18 yaşındaki June’u, evde bıraktığı için tedirgin anne, sürekli uyarır kızını. Haklı olarak tedirgindir ve merak etmektedir. Bizler de seyirci olarak kızın başına bir şeyler gelecek diye kaygılanır, ona göre izleriz filmi… İlk ters köşe! Sürpriz orada da bitmez…
Yeni kuşak gençleri tanımak, nasıl akıl yürüttüklerini anlayabilmek, nasıl bir çözüm bulduklarını bilmek için biçilmiş kaftan “Kayıp” filmi. June, annesi ile erkek arkadaşı tatildeyken, yaşının gereği, sabahlara kadar eğlenir, ortalığı dağıtır, evi altüst eder… Sonra da internet üzerinden bulduğu temizlikçiye evi teslim eder, yine internet üzerinden parasını ödemiştir, peşin olarak.
Asıl sonrası önemli…
Gerek annesinin gerekse erkek arkadaşının e-posta ve sosyal medya şifrelerini bulur (kimini kırmaya bile gerek yoktur, kolay yolunu bilirseniz) takibe başlar. Türlü yollar dener ve sonunda annesinin izini bulur. Tabii ki, orada da bir sürpriz bekliyordur bizleri…

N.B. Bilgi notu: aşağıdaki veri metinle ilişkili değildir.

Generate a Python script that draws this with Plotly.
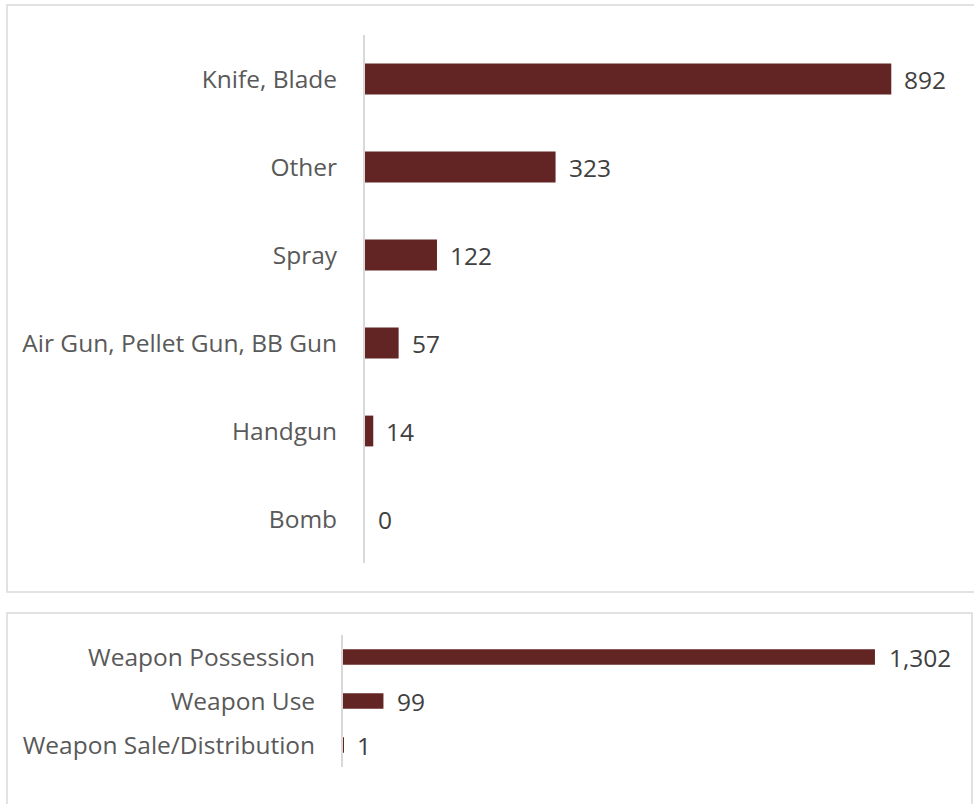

Bu filmden sonra, “benim şifrem çok güçlü, kimse kıramaz” demeyin. Bazı püf noktalarını atlayamaz ve ipucu bırakırsınız ister istemez. Yok, dijital hayat uzak dursun diyemezsiniz, film dijital yollarla annesinin gittiği yerleri, kaldıkları otelleri, yemek yedikleri lokantaları buluyor. Hatta canlı (arşivler ne güne duruyor) izliyor da…
Ne dijital yaşamdan uzak durun ne de ona kanıp her şeyinizi emanet edin.

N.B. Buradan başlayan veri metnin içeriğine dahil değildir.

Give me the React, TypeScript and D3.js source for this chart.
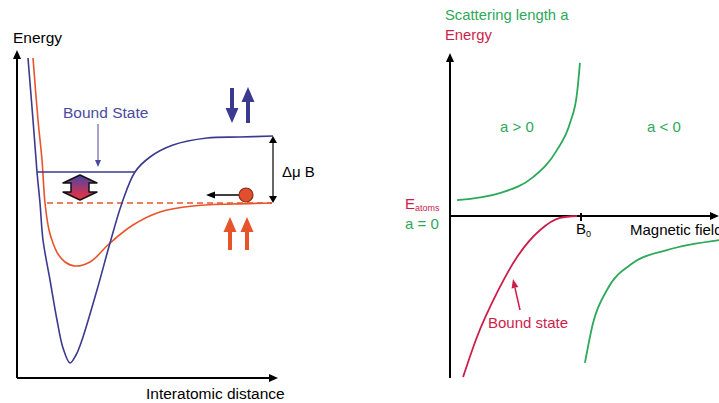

Anne babalar, çocuklarınıza bilgisayar başından kalkmıyor diye kızmayın, onların bilgisayarla sosyalleştiğini, yeni dünyalara yelken açtığını unutmayın.
…ama bir şekilde, uzaktan takip edin, özellikle bizim ülkemizde, son yıllarda artan uyuşturucu kullanımını gözeterek.